Many men at present would be disposed to take the part of St. Peter against St. Paul, but for the episode of Ananias and Sapphira, which has intimidated persons inclined to bestow alms.

I return to my text of the Cretan liars, evil beasts, and slow bellies; and I recommend to all missionaries never to commence their labors among any people with insults.

It is not that I regard the Cretans as the most just and respectable of men, as they were called by fabulous Greece. I pretend not to reconcile their pretended virtue with the pretended bull of which the beautiful Pasiphæ was so much enamored; nor with the skill exerted by the artisan Dædalus in the construction of a cow of brass, by which Pasiphæ was enabled to produce a Minotaur, to whom the pious and equitable Minos sacrificed every year – and not every nine years – seven grown-up boys and seven virgins of Athens.
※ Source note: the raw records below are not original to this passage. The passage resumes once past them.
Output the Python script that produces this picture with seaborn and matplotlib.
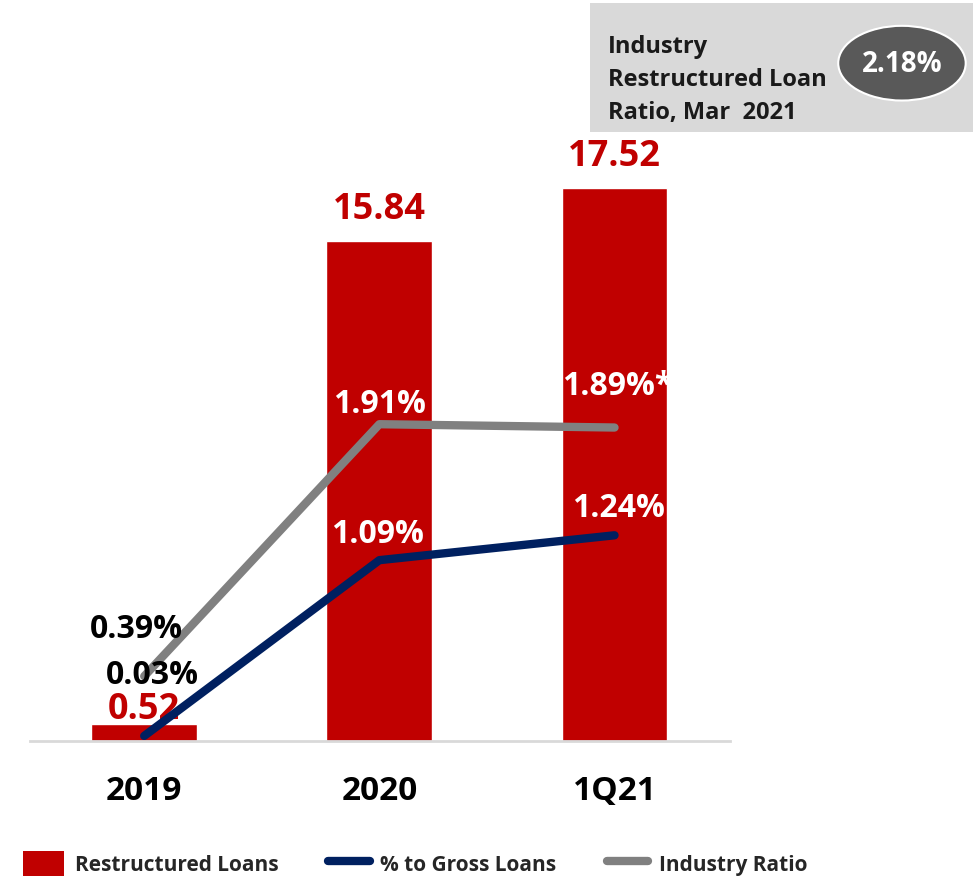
import matplotlib
matplotlib.use("Agg")
import matplotlib.pyplot as plt
from matplotlib.patches import Rectangle, Ellipse, Patch
from matplotlib.lines import Line2D
from matplotlib.transforms import Bbox, TransformedBbox
import seaborn as sns
import pandas as pd
import numpy as np

# ---- data ----
periods = ["2019", "2020", "1Q21"]
restructured_loans = [0.52, 15.84, 17.52]          # IDR tn
pct_to_gross_loans = [0.03, 1.09, 1.24]            # %
industry_ratio = [0.39, 1.91, 1.89]                # %
industry_ratio_marks = ["", "", "*"]
industry_mar21 = 2.18                              # %

RED = "#c00000"
NAVY = "#002060"
GREY = "#808080"
FONT = ["Open Sans", "DejaVu Sans"]

sns.set_theme(style="white")
plt.rcParams["font.family"] = FONT
plt.rcParams["font.weight"] = "bold"

df = pd.DataFrame({
    "period": periods,
    "pos": np.arange(len(periods)),
    "loans": restructured_loans,
    "pct": pct_to_gross_loans,
    "industry": industry_ratio,
})

fig = plt.figure(figsize=(9.73, 8.79), dpi=100)
ax = fig.add_axes([0.031, 0.156, 0.719, 0.696])

sns.barplot(data=df, x="pos", y="loans", color=RED, width=0.45,
            saturation=1, ax=ax, native_scale=True)
ax.set_xlim(-0.485, 2.49)
ax.set_ylim(0, 19.37)
ax.set_xticks(df["pos"])
ax.set_xticklabels(periods, fontsize=24, fontweight="bold", color="black")
ax.tick_params(axis="x", length=0, pad=24)
ax.set_yticks([])
ax.set_xlabel("")
ax.set_ylabel("")
for side in ["top", "right", "left"]:
    ax.spines[side].set_visible(False)
ax.spines["bottom"].set_color("#d9d9d9")
ax.spines["bottom"].set_linewidth(2)

# bar value labels
bar_offsets = [11, 23, 23]
for i, v in enumerate(restructured_loans):
    ax.annotate(f"{v:.2f}", (i, v), xytext=(0, bar_offsets[i]),
                textcoords="offset points", ha="center", va="center",
                fontsize=26, fontweight="bold", color=RED, zorder=5)

# ratios on a secondary axis
ax2 = ax.twinx()
ax2.set_ylim(0, 3.69)
sns.lineplot(data=df, x="pos", y="industry", color=GREY, linewidth=6,
             solid_capstyle="round", ax=ax2, zorder=3)
sns.lineplot(data=df, x="pos", y="pct", color=NAVY, linewidth=6,
             solid_capstyle="round", ax=ax2, zorder=4)
ax2.set_yticks([])
ax2.set_ylabel("")
ax2.set_xlabel("")
for side in ax2.spines:
    ax2.spines[side].set_visible(False)
ax2.set_xlim(ax.get_xlim())


def bar_clip(i):
    # clip a label at the right edge of its bar
    return TransformedBbox(Bbox([[-1, -1], [i + 0.225, 19.37]]), ax.transData)


# industry ratio labels
ind_offsets = [(-6, 34), (0, 15), (2, 30)]
ind_colors = ["black", "white", "white"]
for i, v in enumerate(industry_ratio):
    t = ax2.annotate(f"{v:.2f}%{industry_ratio_marks[i]}", (i, v),
                     xytext=ind_offsets[i], textcoords="offset points",
                     ha="center", va="center", fontsize=23, fontweight="bold",
                     color=ind_colors[i], zorder=6)
    if i == 2:
        t.set_clip_box(bar_clip(i))
        t.set_clip_on(True)

# % to gross loans labels
pct_offsets = [(6, 44), (-1, 19), (3, 20)]
pct_colors = ["black", "white", "white"]
for i, v in enumerate(pct_to_gross_loans):
    t = ax2.annotate(f"{v:.2f}%", (i, v), xytext=pct_offsets[i],
                     textcoords="offset points", ha="center", va="center",
                     fontsize=23, fontweight="bold", color=pct_colors[i],
                     zorder=6)
    if i == 2:
        t.set_clip_box(bar_clip(i))
        t.set_clip_on(True)

# industry benchmark box
fig.patches.append(Rectangle((0.606, 0.849), 0.394, 0.146,
                             transform=fig.transFigure, facecolor="#d9d9d9",
                             edgecolor="none", zorder=0))
fig.text(0.625, 0.909, "Industry\nRestructured Loan\nRatio, Mar  2021",
         ha="left", va="center", fontsize=17, fontweight="bold",
         color="#1a1a1a", linespacing=1.5)
fig.patches.append(Ellipse((0.927, 0.927), 0.131, 0.085,
                           transform=fig.transFigure, facecolor="#595959",
                           edgecolor="white", linewidth=1.5, zorder=1))
fig.text(0.927, 0.927, f"{industry_mar21:.2f}%", ha="center", va="center",
         fontsize=20, fontweight="bold", color="white")

# legend
handles = [
    Patch(facecolor=RED, edgecolor="none", label="Restructured Loans"),
    Line2D([0], [0], color=NAVY, linewidth=6, label="% to Gross Loans"),
    Line2D([0], [0], color=GREY, linewidth=6, label="Industry Ratio"),
]
leg = fig.legend(handles=handles, loc="lower left",
                 bbox_to_anchor=(0.004, -0.019), ncol=3, frameon=False,
                 prop={"family": FONT, "weight": "bold", "size": 15},
                 handlelength=2.0, handleheight=1.45, handletextpad=0.5,
                 columnspacing=2.4)

fig.savefig("out.png", dpi=100)
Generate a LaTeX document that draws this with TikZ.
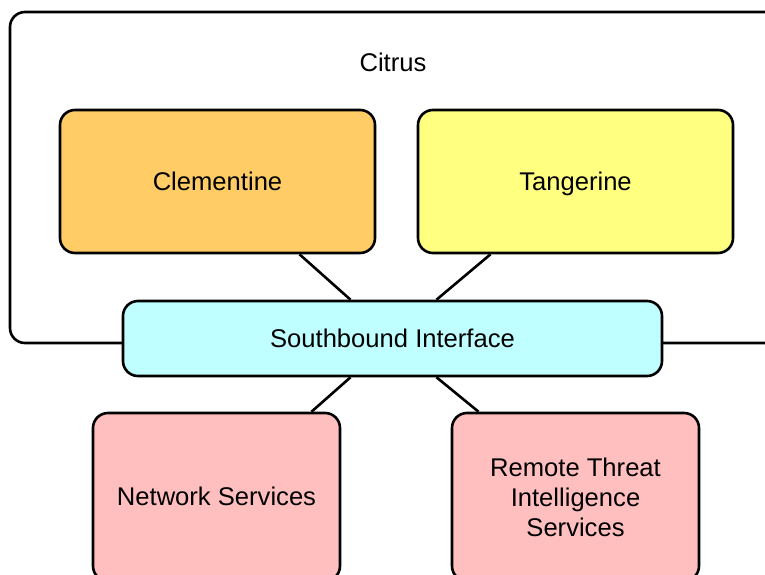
\documentclass[tikz,border=0pt]{standalone}
\usepackage{fontspec}
\setmainfont{Liberation Sans}
\usetikzlibrary{positioning}
\definecolor{fillClem}{RGB}{255, 204, 102}
\definecolor{fillTang}{RGB}{255, 255, 128}
\definecolor{fillSouth}{RGB}{191, 255, 255}
\definecolor{fillServ}{RGB}{255, 191, 191}

\begin{document}
\begin{tikzpicture}[x=1pt, y=-1pt, line width=2.6pt,
    font=\fontsize{25.6}{30}\selectfont,
    box/.style={draw, rounded corners=15pt, align=center, inner sep=0pt},
    oneline/.style={text height=20pt, text depth=3pt}]
  \clip (0,0) rectangle (765,575);
  \node[box, minimum width=780pt, minimum height=331pt] (citrus) at (400,177.5) {};
  \node[oneline] (citruslabel) at (393,63) {Citrus};
  \node[box, oneline, fill=fillClem, minimum width=315pt, minimum height=143pt] (clem) at (217.5,181.5) {Clementine};
  \node[box, oneline, fill=fillTang, minimum width=315pt, minimum height=143pt] (tang) at (575.5,181.5) {Tangerine};
  \node[box, oneline, fill=fillSouth, minimum width=539pt, minimum height=75pt] (sbi) at (392.5,338.5) {Southbound Interface};
  \node[box, oneline, fill=fillServ, minimum width=247pt, minimum height=168pt] (netsrv) at (216.5,497) {Network Services};
  \node[box, fill=fillServ, minimum width=247pt, minimum height=168pt] (remote) at (575.5,497) {Remote Threat\\ Intelligence\\ Services};
  % links to the interface
  \draw ([xshift=82pt]clem.south) -- ([xshift=-42pt]sbi.north);
  \draw ([xshift=-85pt]tang.south) -- ([xshift=44pt]sbi.north);
  \draw ([xshift=-42pt]sbi.south) -- ([xshift=95pt]netsrv.north);
  \draw ([xshift=44pt]sbi.south) -- ([xshift=-97pt]remote.north);
\end{tikzpicture}
\end{document}
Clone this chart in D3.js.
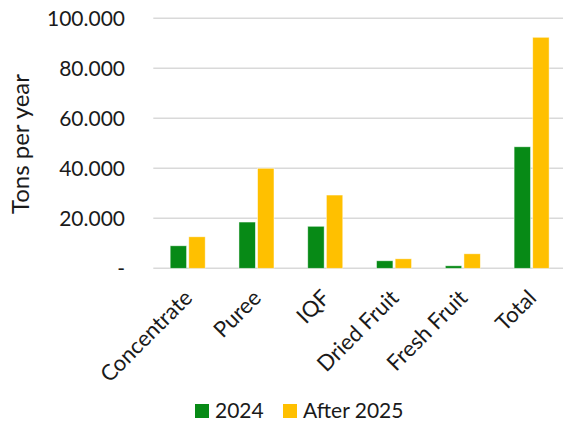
<!DOCTYPE html>
<html>
<head>
<meta charset="utf-8">
<script src="https://cdn.jsdelivr.net/npm/d3@7"></script>
<style>
  html, body { margin: 0; padding: 0; background: #fff; }
  svg { display: block; }
  text { font-family: Lato, "Open Sans", sans-serif; fill: #1a1a1a; }
</style>
</head>
<body>
<div id="chart"></div>
<script>
// Production volumes by product type, tons per year
const categories = ["Concentrate", "Puree", "IQF", "Dried Fruit", "Fresh Fruit", "Total"];
const series = ["2024", "After 2025"];
const values2024 = [9000, 18500, 16800, 3000, 1000, 48600];
const valuesAfter2025 = [12600, 40000, 29300, 3800, 5800, 92400];
const yTicks = [0, 20000, 40000, 60000, 80000, 100000];
const colors = ["#078A16", "#FFC000"];

const W = 563, H = 421;
const svg = d3.select("#chart").append("svg").attr("width", W).attr("height", H);

const plot = { left: 153.3, right: 566, top: 18.3, bottom: 268.3 };

const y = d3.scaleLinear().domain([0, 100000]).range([plot.bottom, plot.top]);
const x0 = d3.scaleBand().domain(categories).range([plot.left, plot.right]).paddingInner(0).paddingOuter(0);
const groupW = 35;
const x1 = d3.scaleBand().domain(series).range([0, groupW]).paddingInner(0.12);

const fmt = v => v === 0 ? "-" : d3.format(",")(v).replace(/,/g, ".");

// gridlines
svg.append("g")
  .selectAll("line")
  .data(yTicks)
  .join("line")
  .attr("x1", plot.left)
  .attr("x2", W)
  .attr("y1", d => y(d))
  .attr("y2", d => y(d))
  .attr("stroke", "#d9d9d9")
  .attr("stroke-width", 1.5);

// y axis labels
const yAxis = d3.axisLeft(y).tickValues(yTicks).tickFormat(fmt).tickSize(0).tickPadding(0);
const gy = svg.append("g").attr("transform", `translate(125,0)`).call(yAxis);
gy.select(".domain").remove();
gy.selectAll("text")
  .attr("font-size", 21)
  .attr("font-family", "Lato, sans-serif")
  .attr("fill", "#1a1a1a")
  .attr("dy", "0.35em");

// y axis title
svg.append("text")
  .attr("transform", `translate(29,144) rotate(-90)`)
  .attr("text-anchor", "middle")
  .attr("font-size", 24)
  .text("Tons per year");

// bars
const rows = categories.map((c, i) => ({ cat: c, vals: [values2024[i], valuesAfter2025[i]] }));
const groups = svg.append("g")
  .selectAll("g")
  .data(rows)
  .join("g")
  .attr("transform", d => `translate(${x0(d.cat) + (x0.bandwidth() - groupW) / 2},0)`);

groups.selectAll("rect")
  .data(d => d.vals.map((v, j) => ({ key: series[j], v, j })))
  .join("rect")
  .attr("x", d => x1(d.key))
  .attr("width", x1.bandwidth())
  .attr("y", d => y(d.v))
  .attr("height", d => y(0) - y(d.v))
  .attr("fill", d => colors[d.j])
  .attr("stroke", "#ffffff")
  .attr("stroke-opacity", 0.6)
  .attr("stroke-width", 0.75);

// x axis category labels
const xAxis = d3.axisBottom(x0).tickSize(0).tickPadding(0);
const gx = svg.append("g").attr("transform", `translate(0,${plot.bottom})`).call(xAxis);
gx.select(".domain").remove();
gx.selectAll("text")
  .attr("font-size", 22)
  .attr("font-family", "Lato, sans-serif")
  .attr("fill", "#1a1a1a")
  .attr("text-anchor", "end")
  .attr("dy", 0)
  .attr("y", 0)
  .attr("transform", "translate(6,31) rotate(-45)");

// legend
const legend = svg.append("g").attr("transform", "translate(195,404)");
const lg = legend.selectAll("g")
  .data(series)
  .join("g")
  .attr("transform", (d, i) => `translate(${i * 88},0)`);
lg.append("rect").attr("width", 14).attr("height", 14).attr("fill", (d, i) => colors[i]);
lg.append("text")
  .attr("x", 20)
  .attr("y", 14)
  .attr("font-size", 21)
  .text(d => d);
</script>
</body>
</html>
It is not that I believe in the hundred large cities in Crete, meaning a hundred poor villages standing upon a long and narrow rock, with two or three towns. It is to be regretted that Rollin, in his elegant compilation of "Ancient History," has repeated so many of the ancient fables of Crete, and that of Minos among others.

 

With respect to the poor Greeks and Jews who now inhabit the steep mountains of this island, under the government of a pasha, they may possibly be liars and evil disposed, but I cannot tell if they are slow of digestion: I sincerely hope, however, that they have sufficient to eat.